### Task details:
Skip the pictures and extract all of the lines exactly as written.

### Recorded information:
========

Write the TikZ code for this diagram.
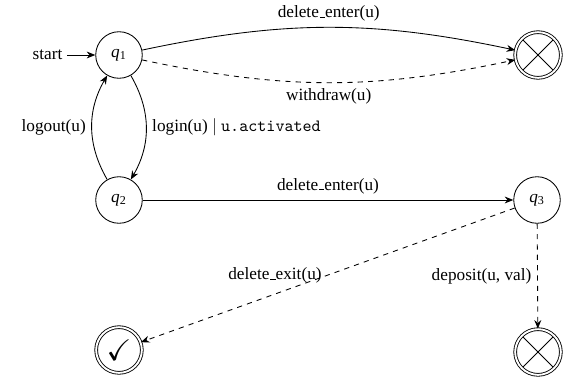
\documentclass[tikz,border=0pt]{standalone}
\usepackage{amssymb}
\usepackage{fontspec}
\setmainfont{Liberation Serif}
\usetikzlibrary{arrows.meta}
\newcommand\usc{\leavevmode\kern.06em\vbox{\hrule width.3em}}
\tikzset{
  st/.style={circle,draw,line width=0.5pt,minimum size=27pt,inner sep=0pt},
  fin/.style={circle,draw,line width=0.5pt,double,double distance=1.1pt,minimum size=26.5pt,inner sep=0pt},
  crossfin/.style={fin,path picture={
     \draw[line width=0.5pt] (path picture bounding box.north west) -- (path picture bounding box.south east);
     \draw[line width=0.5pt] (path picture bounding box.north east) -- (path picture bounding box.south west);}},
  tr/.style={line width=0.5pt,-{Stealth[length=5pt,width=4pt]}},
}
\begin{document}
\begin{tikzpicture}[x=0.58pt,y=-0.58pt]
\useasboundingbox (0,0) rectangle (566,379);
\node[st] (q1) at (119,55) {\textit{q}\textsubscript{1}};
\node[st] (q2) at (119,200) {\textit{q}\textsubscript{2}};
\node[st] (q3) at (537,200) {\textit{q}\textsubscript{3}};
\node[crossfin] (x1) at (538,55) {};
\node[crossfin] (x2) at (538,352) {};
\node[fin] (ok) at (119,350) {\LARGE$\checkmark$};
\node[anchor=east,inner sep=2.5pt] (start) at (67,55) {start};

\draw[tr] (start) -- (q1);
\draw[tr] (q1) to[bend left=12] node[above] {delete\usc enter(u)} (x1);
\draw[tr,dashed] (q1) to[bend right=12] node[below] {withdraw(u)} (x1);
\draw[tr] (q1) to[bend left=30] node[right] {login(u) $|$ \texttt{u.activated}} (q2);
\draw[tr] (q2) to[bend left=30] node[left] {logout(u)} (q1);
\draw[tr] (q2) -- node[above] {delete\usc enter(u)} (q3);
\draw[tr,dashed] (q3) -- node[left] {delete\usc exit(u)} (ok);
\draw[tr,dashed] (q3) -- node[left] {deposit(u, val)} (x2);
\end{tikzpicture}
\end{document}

========

### Response to the exercise:
Write the TikZ code for this diagram.
\documentclass[tikz,border=0pt]{standalone}
\usepackage{amssymb}
\usepackage{fontspec}
\setmainfont{Liberation Serif}
\usetikzlibrary{arrows.meta}
\newcommand\usc{\leavevmode\kern.06em\vbox{\hrule width.3em}}
\tikzset{
  st/.style={circle,draw,line width=0.5pt,minimum size=27pt,inner sep=0pt},
  fin/.style={circle,draw,line width=0.5pt,double,double distance=1.1pt,minimum size=26.5pt,inner sep=0pt},
  crossfin/.style={fin,path picture={
     \draw[line width=0.5pt] (path picture bounding box.north west) -- (path picture bounding box.south east);
     \draw[line width=0.5pt] (path picture bounding box.north east) -- (path picture bounding box.south west);}},
  tr/.style={line width=0.5pt,-{Stealth[length=5pt,width=4pt]}},
}
\begin{document}
\begin{tikzpicture}[x=0.58pt,y=-0.58pt]
\useasboundingbox (0,0) rectangle (566,379);
\node[st] (q1) at (119,55) {\textit{q}\textsubscript{1}};
\node[st] (q2) at (119,200) {\textit{q}\textsubscript{2}};
\node[st] (q3) at (537,200) {\textit{q}\textsubscript{3}};
\node[crossfin] (x1) at (538,55) {};
\node[crossfin] (x2) at (538,352) {};
\node[fin] (ok) at (119,350) {\LARGE$\checkmark$};
\node[anchor=east,inner sep=2.5pt] (start) at (67,55) {start};

\draw[tr] (start) -- (q1);
\draw[tr] (q1) to[bend left=12] node[above] {delete\usc enter(u)} (x1);
\draw[tr,dashed] (q1) to[bend right=12] node[below] {withdraw(u)} (x1);
\draw[tr] (q1) to[bend left=30] node[right] {login(u) $|$ \texttt{u.activated}} (q2);
\draw[tr] (q2) to[bend left=30] node[left] {logout(u)} (q1);
\draw[tr] (q2) -- node[above] {delete\usc enter(u)} (q3);
\draw[tr,dashed] (q3) -- node[left] {delete\usc exit(u)} (ok);
\draw[tr,dashed] (q3) -- node[left] {deposit(u, val)} (x2);
\end{tikzpicture}
\end{document}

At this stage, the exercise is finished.